Burger King Closes 89 Stores In Germany Due To Scandal


On Wednesday, Burger King announced that it would be closing the doors to 89 franchised outlets in Germany.

The closures are a result of a poor hygiene scandal. The closures are effective immediately. Germany has 700 outlets. With the closures, more than 3,000 employees face unemployment and uncertain futures.

Following earlier reports of poor hygiene, the fast food giant announced Wednesday that it was terminating contracts for 89 franchised outlets because of continued poor treatment of staff.

“The difficult, but necessary decision was taken after Yi-Ko repeatedly failed to observe contractually fixed working conditions for its 3,000 restaurant staff”, a Burger King Representative said reports The Local.

Several of the outlets set to close were already temporarily shut down for improvements to its hygiene standards and working conditions.

A undercover report by the RTL television channel says that expired food products were being labeled as fresh, and burgers were being left to warm under warming lights for hours instead of grilled fresh as the franchise advertises.

Some of the other sanitary violations cited include personnel cleaning the toilets, and then preparing the food without properly changing and cleaning themselves up.

The head of Germany’s biggest Burger King franchise quit back in May after the undercover report, exposing poor hygiene and bad working conditions at the fast food chain’s outlets became public.

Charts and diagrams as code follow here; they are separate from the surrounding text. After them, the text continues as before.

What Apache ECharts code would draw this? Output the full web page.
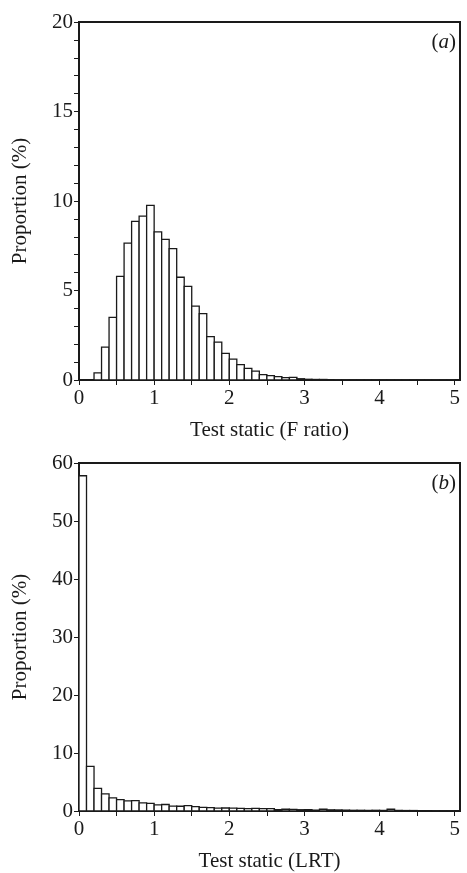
<!DOCTYPE html>
<html>
<head>
<meta charset="utf-8">
<script src="https://cdn.jsdelivr.net/npm/echarts@6/dist/echarts.min.js"></script>
<style>
  html, body { margin: 0; padding: 0; background: #fff; }
  #chart { width: 467px; height: 873px; }
</style>
</head>
<body>
<div id="chart"></div>
<script>
// ---- Data (proportions in %, bins of width 0.1 starting at 0) ----
const binWidth = 0.1;
// Panel (a): F ratio, bins 0.0-0.1 ... 4.9-5.0
const fRatioValues = [
  0, 0, 0.4, 1.84, 3.5, 5.79, 7.65, 8.86, 9.16, 9.76,
  8.27, 7.86, 7.34, 5.74, 5.23, 4.13, 3.71, 2.42, 2.12, 1.49,
  1.17, 0.86, 0.65, 0.5, 0.3, 0.24, 0.19, 0.13, 0.15, 0.07,
  0.04, 0.03, 0.03, 0.02, 0.01, 0.01, 0.01, 0.01, 0.01, 0.01,
  0.01, 0.01, 0.01, 0.01, 0.01, 0.01, 0.01, 0.01, 0.01, 0.01
];
// Panel (b): LRT, bins 0.0-0.1 ... 4.9-5.0
const lrtValues = [
  57.8, 7.7, 3.9, 2.95, 2.25, 1.95, 1.75, 1.8, 1.4, 1.3,
  1.05, 1.12, 0.85, 0.82, 0.92, 0.75, 0.62, 0.58, 0.48, 0.52,
  0.48, 0.45, 0.42, 0.45, 0.4, 0.42, 0.25, 0.3, 0.28, 0.22,
  0.25, 0.15, 0.3, 0.2, 0.18, 0.15, 0.12, 0.12, 0.1, 0.12,
  0.1, 0.3, 0.1, 0.08, 0.08, 0.06, 0.06, 0.05, 0.05, 0.05
];
const xTickLabels = ['0', '1', '2', '3', '4', '5'];
const yTicksA = { max: 20, interval: 5 };
const yTicksB = { max: 60, interval: 10 };
const xMax = 5.07;

const font = 'Liberation Serif';
const ink = '#1a1a1a';

function toBins(values) {
  return values.map((v, i) => [+(i * binWidth).toFixed(2), +((i + 1) * binWidth).toFixed(2), v]);
}

function renderBar(params, api) {
  const lo = api.value(0), hi = api.value(1), h = api.value(2);
  const pTop = api.coord([lo, h]);
  const pBot = api.coord([hi, 0]);
  return {
    type: 'rect',
    shape: { x: pTop[0], y: pTop[1], width: pBot[0] - pTop[0], height: pBot[1] - pTop[1] },
    style: { fill: '#fff', stroke: ink, lineWidth: 1.3 }
  };
}

function xAxisDef(gridIndex, name) {
  return {
    type: 'value', gridIndex, min: 0, max: xMax, interval: 0.5,
    name, nameLocation: 'middle', nameGap: 40,
    nameTextStyle: { fontFamily: font, fontSize: 21, color: ink },
    axisLine: { show: true, onZero: false, lineStyle: { color: ink, width: 2 } },
    axisTick: { show: true, inside: false, length: 5, lineStyle: { color: ink, width: 1 } },
    axisLabel: {
      fontFamily: font, fontSize: 21, color: ink, margin: 8,
      showMaxLabel: false,
      formatter: v => {
        const r = Math.round(v);
        return Math.abs(v - r) < 1e-6 && r >= 0 && r < xTickLabels.length ? xTickLabels[r] : '';
      }
    },
    splitLine: { show: false }
  };
}

function yAxisDef(gridIndex, ticks, minor) {
  return {
    type: 'value', gridIndex, min: 0, max: ticks.max, interval: ticks.interval,
    name: 'Proportion (%)', nameLocation: 'middle', nameGap: 48,
    nameTextStyle: { fontFamily: font, fontSize: 21, color: ink },
    axisLine: { show: true, lineStyle: { color: ink, width: 2 } },
    axisTick: { show: true, inside: false, length: 5, lineStyle: { color: ink, width: 1 } },
    minorTick: minor ? { show: true, splitNumber: 5, length: 5, lineStyle: { color: ink, width: 1 } } : { show: false },
    axisLabel: { fontFamily: font, fontSize: 21, color: ink, margin: 6 },
    splitLine: { show: false }
  };
}

const chart = echarts.init(document.getElementById('chart'), null, { renderer: 'canvas' });
chart.setOption({
  animation: false,
  backgroundColor: '#fff',
  grid: [
    { left: 79, right: 7, top: 22, height: 358, show: true, borderColor: ink, borderWidth: 2, backgroundColor: 'transparent' },
    { left: 79, right: 7, top: 463, height: 357, show: true, borderColor: ink, borderWidth: 2, backgroundColor: 'transparent' }
  ],
  xAxis: [xAxisDef(0, 'Test static (F ratio)'), xAxisDef(1, 'Test static (LRT)')],
  yAxis: [yAxisDef(0, yTicksA, true), yAxisDef(1, yTicksB, false)],
  series: [
    { type: 'custom', xAxisIndex: 0, yAxisIndex: 0, renderItem: renderBar, encode: { x: [0, 1], y: 2 }, data: toBins(fRatioValues) },
    { type: 'custom', xAxisIndex: 1, yAxisIndex: 1, renderItem: renderBar, encode: { x: [0, 1], y: 2 }, data: toBins(lrtValues) }
  ],
  graphic: [
    { type: 'text', right: 11, top: 32, style: { text: '({i|a})', rich: { i: { fontStyle: 'italic', fontFamily: font, fontSize: 21, fill: ink } }, font: '21px "Liberation Serif"', fill: ink } },
    { type: 'text', right: 11, top: 473, style: { text: '({i|b})', rich: { i: { fontStyle: 'italic', fontFamily: font, fontSize: 21, fill: ink } }, font: '21px "Liberation Serif"', fill: ink } }
  ]
});
</script>
</body>
</html>
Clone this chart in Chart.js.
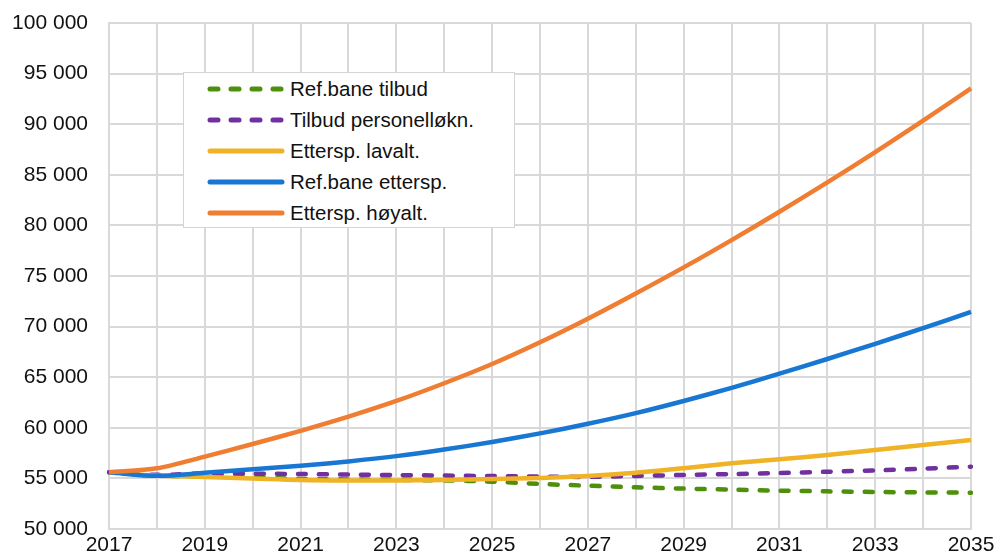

“After the hygiene scandal in May there were many improvements, but since the summer there were fresh breaches of existing agreements,” Andreas Bork, head of Burger King German operations said.

Yi-Ko also reportedly withheld employees’ holiday pay, bonuses, and sick pay, reports Dailysabah.

“We are now putting an end to it with this decision,” added Bork.

The hygiene scandal in one of Burger King’s biggest franchises has hit the America food chain right where it hurts, in the wallet. The branches have reported revenue losses and a drop in customers.

“It’s hit us hard. We’re seeing revenue losses in many German branches,” Bork said in a recent newspaper interview.

Bork said the franchise is hopeful it can win back its customers by being transparent and improving on its hygiene.

Burger King plans to bring in an outside organization, most likely a health and safety watchdog, to ensure improvements in its German restaurants.

Yi-Ko Holdings runs 91 of Germany’s 671 Burger Kings. The fallout has hit the chain nationwide. Bork says that many well-run restaurants are feeling the effects.

The other 599 restaurants in Germany are expected to continue operating as normal.